For starters, both parties rightly see the composition of the seven-member State Supreme Court as pivotal to California's political evolution. Depending on which side of the aisle you are on, Justice Bird and her allies on the bench are either the last hope of humane, responsive government or the tool of liberal ideologues bent on institutionalizing egalitarian values.

But it's not her court's social engineering that has got the public's dander up. It is the death penalty--or, more precisely, the refusal to apply it.

The State Supreme Court has upheld only three death sentences since California reinstituted capital punishment in 1977. Those cases are now winding their way through the federal courts, and, at last count, California's Death Row, which has not had an execution since 1967, hosted a population of more than 160. In none of the nearly sixty murder cases appealed to the Bird Court has the Chief Justice voted to affirm a death sentence. The public has begun to suspect that she has a soft spot for convicted murderers.

According to the latest polls, support for capital punishment has reached 83 per cent among Californians, the highest ever. Even many who had considered opposition to the death penalty an integral part of the civil-rights movement have swallowed hard and reassessed. Cases such as that of Theodore Frank, convicted of murdering a two-year-old girl in 1978, help explain why.

Frank's crime was particularly gruesome: After kidnapping the toddler from the backyard of her babysitter's home, Frank proceeded to bind, rape, and torture her with a pair of pliers before strangling her and dumping her body in a canyon. A jury found Frank guilty of first-degree murder and recommended the death penalty after reviewing evidence seized during a court-sanctioned search of his home, including a pair of pliers that matched the wounds on the girl, and his diaries, full of passages like this: "Children, made-to-order outlet for my anger and sex. Innocent, trusting, scared, vulnerable, and submissive. . . . I want to give pain to these little children. I want to molest them. I want to be sadistic. I want to harm them.'

The Bird Court, concluding that the warrant used by the police had been too broad, threw out the death sentence. Justice Bird herself went further, favoring reversal of not only the death penalty but the conviction. She said that Frank was denied a fair trial because potential jurors who were philosophically opposed to capital punishment were excluded. In other words, in a system in which unanimity is required for the death penalty to be applied, Justice Bird wanted to require the seating of jurors who had made it clear that they would not uphold the law under any circumstances.

The outcome of Frank's appeal was not a surprise. For the past several years, the court has shown itself willing to employ the most farfetched legal rationalizations to void death sentences. Its latest contribution to jurisprudence has been to rewrite the legal definition of "intent' in such a way as to make it almost impossible to sentence anyone to death.
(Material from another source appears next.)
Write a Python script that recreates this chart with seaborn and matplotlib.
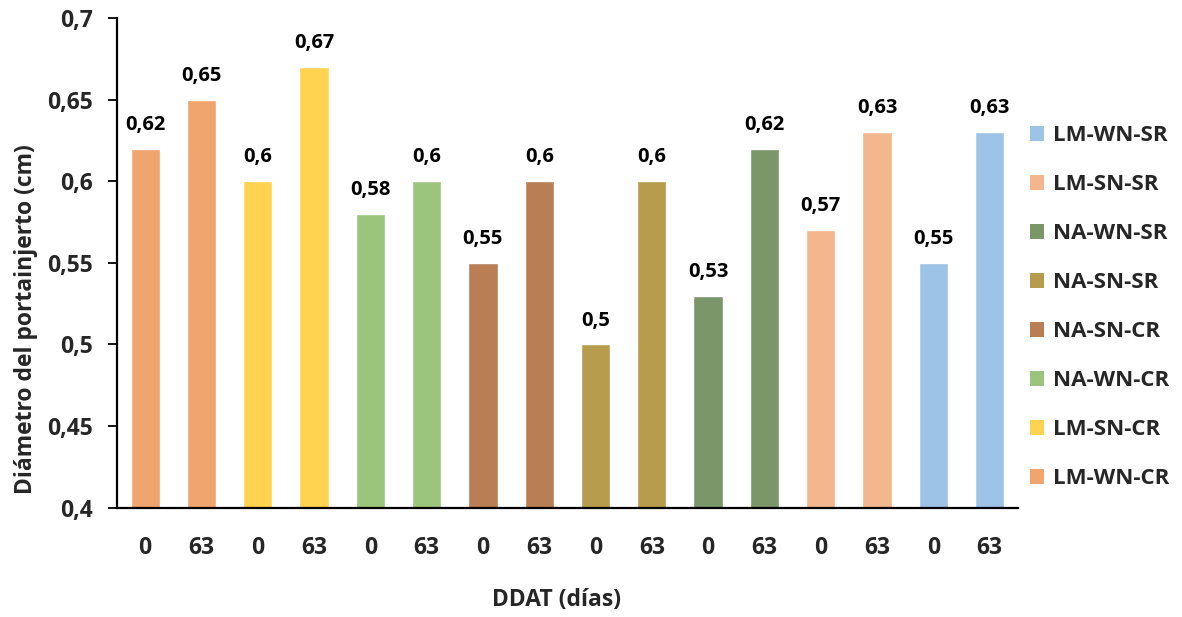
import matplotlib
matplotlib.use("Agg")
import matplotlib.pyplot as plt
import seaborn as sns
import pandas as pd
from matplotlib.patches import Patch
from matplotlib.ticker import FuncFormatter

# Rootstock diameter per treatment, at 0 and 63 days after transplant
treatments = ["LM-WN-CR", "LM-SN-CR", "NA-WN-CR", "NA-SN-CR",
              "NA-SN-SR", "NA-WN-SR", "LM-SN-SR", "LM-WN-SR"]
days = ["0", "63"]
diam_day0 = [0.62, 0.60, 0.58, 0.55, 0.50, 0.53, 0.57, 0.55]
diam_day63 = [0.65, 0.67, 0.60, 0.60, 0.60, 0.62, 0.63, 0.63]
colors = ["#F0A46E", "#FFD34F", "#9BC47C", "#B97E53",
          "#B79C4E", "#7B9669", "#F4B68D", "#9DC3E6"]

rows = []
for t, v0, v63 in zip(treatments, diam_day0, diam_day63):
    rows.append({"tratamiento": t, "dia": days[0], "valor": v0})
    rows.append({"tratamiento": t, "dia": days[1], "valor": v63})
df = pd.DataFrame(rows)
df["pos"] = [str(i) for i in range(len(df))]

sns.set_theme(style="white")
plt.rcParams["font.family"] = ["Open Sans", "DejaVu Sans"]
plt.rcParams["font.weight"] = "bold"

fig = plt.figure(figsize=(11.82, 6.17), dpi=100)
ax = fig.add_axes([0.099, 0.177, 0.762, 0.794])

palette = dict(zip(treatments, colors))
sns.barplot(data=df, x="pos", y="valor", hue="tratamiento", palette=palette,
            dodge=False, width=0.52, saturation=1, ax=ax, legend=False)

ax.set_ylim(0.4, 0.7)
ax.set_xlim(-0.5, len(df) - 0.5)
ax.set_yticks([0.4, 0.45, 0.5, 0.55, 0.6, 0.65, 0.7])


def comma_fmt(v, _=None):
    s = f"{v:.2f}".rstrip("0").rstrip(".")
    return s.replace(".", ",")


ax.yaxis.set_major_formatter(FuncFormatter(comma_fmt))
ax.set_xticks(range(len(df)))
ax.set_xticklabels(df["dia"])

for c in ax.containers:
    ax.bar_label(c, labels=[comma_fmt(b.get_height()) for b in c],
                 padding=10, fontsize=14.5, fontweight="bold", color="black")

for side in ["top", "right"]:
    ax.spines[side].set_visible(False)
for side in ["left", "bottom"]:
    ax.spines[side].set_color("black")
    ax.spines[side].set_linewidth(1.6)

ax.tick_params(axis="y", which="major", left=True, length=6.5, width=1.3,
               color="black", labelsize=16.5, pad=11)
ax.tick_params(axis="x", bottom=False, labelsize=16.5, pad=14)
for lab in ax.get_xticklabels() + ax.get_yticklabels():
    lab.set_fontweight("bold")

ax.set_ylabel("Diámetro del portainjerto (cm)", fontsize=16.5, fontweight="bold")
ax.yaxis.set_label_coords(-0.088, 0.385)
ax.set_xlabel("DDAT (días)", fontsize=16.5, fontweight="bold")
ax.xaxis.set_label_coords(0.488, -0.163)

handles = [Patch(facecolor=palette[t], edgecolor="none") for t in treatments[::-1]]
fig.legend(handles, treatments[::-1], loc="upper left",
           bbox_to_anchor=(0.871, 0.797), frameon=False, borderpad=0,
           borderaxespad=0, handlelength=0.65, handleheight=0.65,
           handletextpad=0.4, labelspacing=1.26,
           prop={"weight": "bold", "size": 16})

fig.savefig("out.png", dpi=100)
To the rest of the legal world, "intent' is determined by asking: Would the reasonable man expect a given action, such as shooting someone in the head, to produce a particular result, such as death? But for Rose Bird, intent means a state of mind that the prosecution can never prove existed. Take three recent death-penalty cases decided by the court:

A student from a Christian college who stopped to ask directions on a street corner was told to hand over all his money and was shot to death after he refused and tried to flee; a fast-food-store manager was told to kneel, than shot at close range through the head by a robber; a couple who owned a grocery store were shot to death by a robber as their eight-year-old son watched. In all three instances, the court ruled that although the prosecution proved the defendants had killed the victims in the course of robberies, it hadn't proved that they had actually intended to kill. The death sentences were thrown out and new trials ordered. Case after case is now being tossed out on the intent rule, and dozens more that were considered "safe' are slated for review.